The stellar beta-decay rate of 134Cs and its impact on the Barium nucleosynthesis in the s process

TL;DR

This study calculates a new stellar beta-decay rate for 134Cs using advanced shell model methods, significantly impacting barium nucleosynthesis predictions in the s process and aligning with meteoritic data.

Contribution

The paper introduces a more accurate beta-decay rate for 134Cs based on shell model calculations, revising previous estimates and improving nucleosynthesis models.

Findings

New decay rate is ten times lower than previous estimates at s-process temperatures.

Revised rate explains meteoritic Ba isotope ratios without invoking the i process.

Suggests a minimum of 28 million years elapsed since the last AGB event polluting the early Solar System.

Abstract

We have calculated the stellar $\beta$-decay rate of the important s-process branching point ${}^{134}$Cs based on the state of the art shell model calculations. At typical $s$-process temperatures ($T\sim$ 0.2-0.3 GK), our new rate is one order of magnitude lower than the widely-used rate from Takahashi and Yokoi (hereafter TY87). The impact on the nucleosynthesis in AGB stars is investigated with various masses and metallicities.
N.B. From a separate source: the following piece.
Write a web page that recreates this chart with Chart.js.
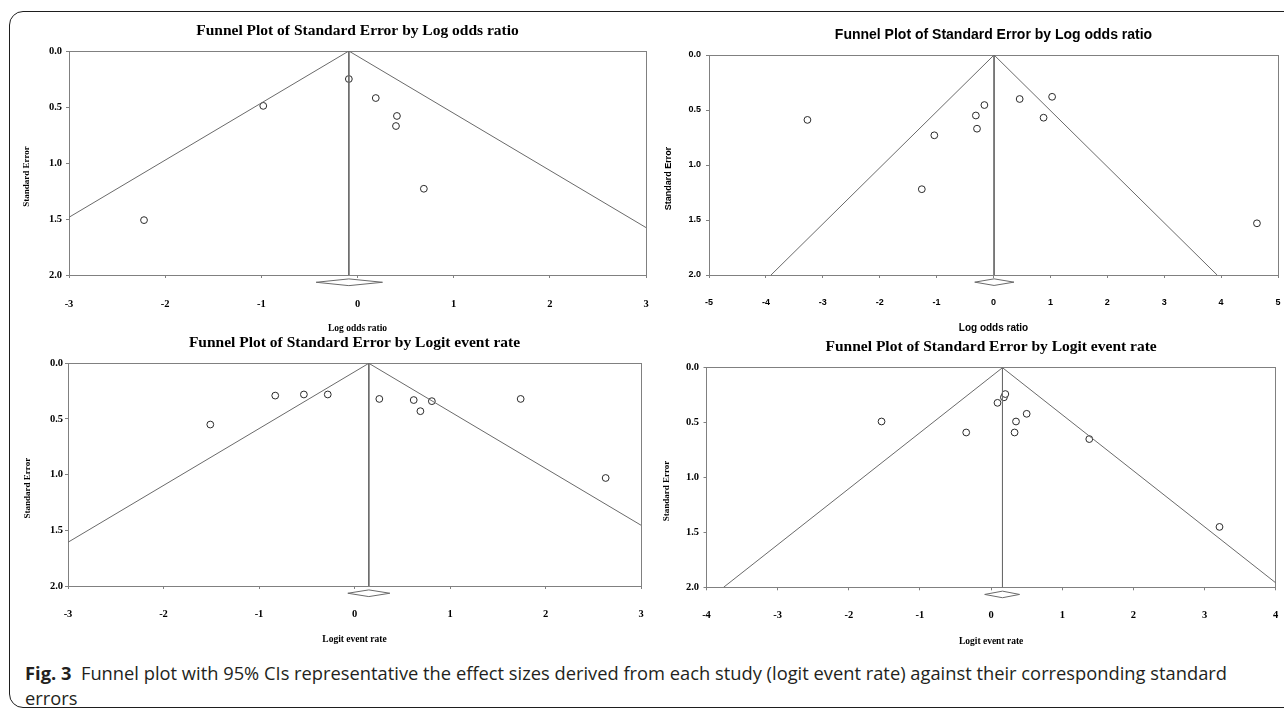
<!DOCTYPE html>
<html>
<head>
<meta charset="utf-8">
<script src="https://cdn.jsdelivr.net/npm/chart.js@4.4.1/dist/chart.umd.min.js"></script>
<style>
html,body{margin:0;padding:0;background:#fff;width:1284px;height:710px;overflow:hidden;position:relative;}
canvas{position:absolute;}
#frame{position:absolute;left:9px;top:11px;width:1300px;height:697px;border:1.5px solid #1e1e1e;border-radius:14px;box-sizing:border-box;}
#caption{position:absolute;left:25px;top:661px;font-family:"Open Sans","Noto Sans",sans-serif;font-size:18px;line-height:25px;color:#231f20;white-space:nowrap;transform-origin:0 0;}
#caption b{font-weight:700;}
</style>
</head>
<body>
<div id="frame"></div>
<canvas id="c1"></canvas>
<canvas id="c2"></canvas>
<canvas id="c3"></canvas>
<canvas id="c4"></canvas>
<div id="caption"><span id="capline"><b>Fig. 3</b>&nbsp; Funnel plot with 95% CIs representative the effect sizes derived from each study (logit event rate) against their corresponding standard</span><br>errors</div>
<script>
// ---------------- DATA ----------------
// Panel 1 (top-left): Log odds ratio
const p1Effect = [-0.09, -0.98, 0.19, 0.41, 0.40, 0.69, -2.22];
const p1SE     = [0.25, 0.49, 0.42, 0.58, 0.67, 1.23, 1.51];
const p1Pooled = [-0.09, -0.43, 0.26];          // estimate, lower, upper
const p1XTicks = [-3, -2, -1, 0, 1, 2, 3];

// Panel 2 (top-right): Log odds ratio
const p2Effect = [-3.27, -1.04, -1.26, -0.16, -0.31, -0.29, 0.46, 1.03, 0.88, 4.63];
const p2SE     = [0.59, 0.73, 1.22, 0.455, 0.55, 0.67, 0.40, 0.38, 0.57, 1.53];
const p2Pooled = [0.01, -0.33, 0.36];
const p2XTicks = [-5, -4, -3, -2, -1, 0, 1, 2, 3, 4, 5];

// Panel 3 (bottom-left): Logit event rate
const p3Effect = [-1.51, -0.83, -0.53, -0.28, 0.26, 0.62, 0.69, 0.81, 1.74, 2.63];
const p3SE     = [0.55, 0.29, 0.28, 0.28, 0.32, 0.33, 0.43, 0.34, 0.32, 1.03];
const p3Pooled = [0.15, -0.07, 0.37];
const p3XTicks = [-3, -2, -1, 0, 1, 2, 3];

// Panel 4 (bottom-right): Logit event rate
const p4Effect = [-1.54, -0.35, 0.09, 0.18, 0.20, 0.35, 0.50, 0.33, 1.38, 3.21];
const p4SE     = [0.49, 0.59, 0.32, 0.27, 0.24, 0.49, 0.42, 0.59, 0.65, 1.45];
const p4Pooled = [0.16, -0.09, 0.40];
const p4XTicks = [-4, -3, -2, -1, 0, 1, 2, 3, 4];

const yTickValues = [0, 0.5, 1.0, 1.5, 2.0];
const yTickLabels = ['0.0', '0.5', '1.0', '1.5', '2.0'];

const titleLOR = 'Funnel Plot of Standard Error by Log odds ratio';
const titleLER = 'Funnel Plot of Standard Error by Logit event rate';
const xTitleLOR = 'Log odds ratio';
const xTitleLER = 'Logit event rate';
const yTitle = 'Standard Error';

// ---------------- STYLE / LAYOUT ----------------
const FRAME = '#808080';
const LINE = '#6a6a6a';
const TL = 3;              // tick mark length
const DIAMOND_Y = 2.065;   // vertical level of summary diamond (below axis)
const DIAMOND_H = 0.03;
const Z = 1.96;

const SERIF = {family:'"Liberation Serif","Times New Roman",serif', title:15.5, tick:10.5, xTitle:9.5, yTitle:9};
const SANS  = {family:'"Liberation Sans",Arial,sans-serif', title:14, tick:9, xTitle:10, yTitle:9};

function zeroPad(s) { s.paddingLeft = 0; s.paddingRight = 0; s.paddingTop = 0; s.paddingBottom = 0; }

function makePanel(id, L, d) {
  const c = document.getElementById(id);
  c.width = L.box.w; c.height = L.box.h;
  c.style.left = L.box.x + 'px'; c.style.top = L.box.y + 'px';
  const F = d.font;
  const est = d.pooled[0];
  const seMax = yTickValues[yTickValues.length - 1];
  const tLh = F.title * 1.2;
  const titlePadTop = L.titleY - L.box.y - tLh / 2;
  const titlePadBottom = L.area.t - L.box.y - titlePadTop - tLh;
  const xTickPad = L.xTickY - L.area.b - TL - 0.6 * F.tick;
  const xTitlePadBottom = L.box.y + L.box.h - L.xTitleY - 0.6 * F.xTitle;
  const yTickPad = L.area.l - TL - L.yTickRight;
  const yTitlePadTop = L.yTitleX - L.box.x - 0.6 * F.yTitle;
  const xMin = d.xTicks[0], xMax = d.xTicks[d.xTicks.length - 1];

  const lineDs = {showLine:true, pointRadius:0, pointHoverRadius:0, borderColor:LINE, borderWidth:1, fill:false};
  const datasets = [
    Object.assign({}, lineDs, {data:[{x:est, y:0}, {x:est - Z * seMax, y:seMax}]}),
    Object.assign({}, lineDs, {data:[{x:est, y:0}, {x:est + Z * seMax, y:seMax}]}),
    Object.assign({}, lineDs, {data:[{x:est, y:0}, {x:est, y:seMax}]}),
    Object.assign({}, lineDs, {clip:false, data:[
      {x:d.pooled[1], y:DIAMOND_Y}, {x:est, y:DIAMOND_Y - DIAMOND_H},
      {x:d.pooled[2], y:DIAMOND_Y}, {x:est, y:DIAMOND_Y + DIAMOND_H},
      {x:d.pooled[1], y:DIAMOND_Y}]}),
    {data:d.effect.map((x, i) => ({x:x, y:d.se[i]})), showLine:false, pointStyle:'circle',
     pointRadius:3.4, pointHoverRadius:3.4, borderColor:'#2a2a2a', backgroundColor:'#ffffff', pointBorderWidth:1, borderWidth:1}
  ];

  const fontOf = (size) => ({family:F.family, size:size, weight:'bold', lineHeight:1.2});

  new Chart(c, {
    type:'scatter',
    data:{datasets:datasets},
    options:{
      responsive:false, animation:false, events:[],
      layout:{padding:{left:0, top:0, bottom:0, right:L.box.x + L.box.w - L.area.r}},
      plugins:{
        legend:{display:false}, tooltip:{enabled:false},
        title:{display:true, fullSize:false, text:d.title, color:'#000', font:fontOf(F.title), padding:{top:titlePadTop, bottom:titlePadBottom}}
      },
      scales:{
        x:{type:'linear', position:'bottom', min:xMin, max:xMax,
           afterBuildTicks:(s) => { s.ticks = d.xTicks.map(v => ({value:v})); },
           afterFit:(s) => { s.height = L.box.y + L.box.h - L.area.b; zeroPad(s); },
           grid:{display:true, drawOnChartArea:false, drawTicks:true, tickLength:TL, color:FRAME, lineWidth:1},
           border:{display:true, color:FRAME, width:1},
           ticks:{autoSkip:false, maxRotation:0, padding:xTickPad, color:'#000', font:fontOf(F.tick),
                  callback:(v, i) => String(d.xTicks[i])},
           title:{display:true, text:d.xTitle, color:'#000', font:fontOf(F.xTitle), padding:{top:0, bottom:xTitlePadBottom}}
        },
        y:{type:'linear', position:'left', reverse:true, min:yTickValues[0], max:seMax,
           afterBuildTicks:(s) => { s.ticks = yTickValues.map(v => ({value:v})); },
           afterFit:(s) => { s.width = L.area.l - L.box.x; zeroPad(s); },
           grid:{display:true, drawOnChartArea:false, drawTicks:true, tickLength:TL, color:FRAME, lineWidth:1},
           border:{display:true, color:FRAME, width:1},
           ticks:{autoSkip:false, padding:yTickPad, color:'#000', font:fontOf(F.tick),
                  callback:(v, i) => yTickLabels[i]},
           title:{display:true, text:yTitle + '\u2002'.repeat(6), color:'#000', font:fontOf(F.yTitle), padding:{top:yTitlePadTop, bottom:0}}
        },
        x2:{type:'linear', position:'top', min:xMin, max:xMax,
            ticks:{display:false}, grid:{display:false, drawTicks:false},
            border:{display:true, color:FRAME, width:1},
            afterFit:(s) => { s.height = 0; zeroPad(s); }},
        y2:{type:'linear', position:'right', reverse:true, min:yTickValues[0], max:seMax,
            ticks:{display:false}, grid:{display:false, drawTicks:false},
            border:{display:true, color:FRAME, width:1},
            afterFit:(s) => { s.width = 0; zeroPad(s); }}
      }
    }
  });
}

makePanel('c1',
  {box:{x:0, y:0, w:660, h:345}, area:{l:69, r:646, t:51, b:275}, titleY:31, xTickY:304, xTitleY:329, yTickRight:62, yTitleX:27},
  {effect:p1Effect, se:p1SE, pooled:p1Pooled, xTicks:p1XTicks, title:titleLOR, xTitle:xTitleLOR, font:SERIF});
makePanel('c2',
  {box:{x:640, y:0, w:644, h:345}, area:{l:709, r:1278, t:55, b:275}, titleY:35, xTickY:302.7, xTitleY:328, yTickRight:701, yTitleX:668.7},
  {effect:p2Effect, se:p2SE, pooled:p2Pooled, xTicks:p2XTicks, title:titleLOR, xTitle:xTitleLOR, font:SANS});
makePanel('c3',
  {box:{x:0, y:325, w:660, h:330}, area:{l:68, r:641, t:363.3, b:586}, titleY:342.7, xTickY:614.3, xTitleY:640, yTickRight:63, yTitleX:27.4},
  {effect:p3Effect, se:p3SE, pooled:p3Pooled, xTicks:p3XTicks, title:titleLER, xTitle:xTitleLER, font:SERIF});
makePanel('c4',
  {box:{x:640, y:325, w:644, h:330}, area:{l:706.5, r:1275.7, t:367.7, b:587.3}, titleY:346.7, xTickY:615.7, xTitleY:641.7, yTickRight:699, yTitleX:666.7},
  {effect:p4Effect, se:p4SE, pooled:p4Pooled, xTicks:p4XTicks, title:titleLER, xTitle:xTitleLER, font:SERIF});

// Fit caption first line to its width in the reference
(function(){
  const w = document.getElementById('capline').getBoundingClientRect().width;
  document.getElementById('caption').style.transform = 'scaleX(' + (1202 / w) + ')';
})();
</script>
</body>
</html>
Our new decay rate leads to an overall decrease in the ${}^{134}$Ba/${}^{136}$Ba ratio, and well explains the measured ratio in meteorities without introducing the $i$ process. We also derive the elapsed time from the last AGB nucleosynthetic event that polluted the early Solar System to be $>$28 Myr based on the ${}^{135}$Cs/${}^{133}$Cs ratio, which is consistent with the elapsed times derived from ${}^{107}$Pd and ${}^{182}$Hf. The $s$-process abundance sum of ${}^{135}$Ba and ${}^{135}$Cs is found to increase, resulting in a smaller $r$-process contribution of ${}^{135}$Ba in the Solar System.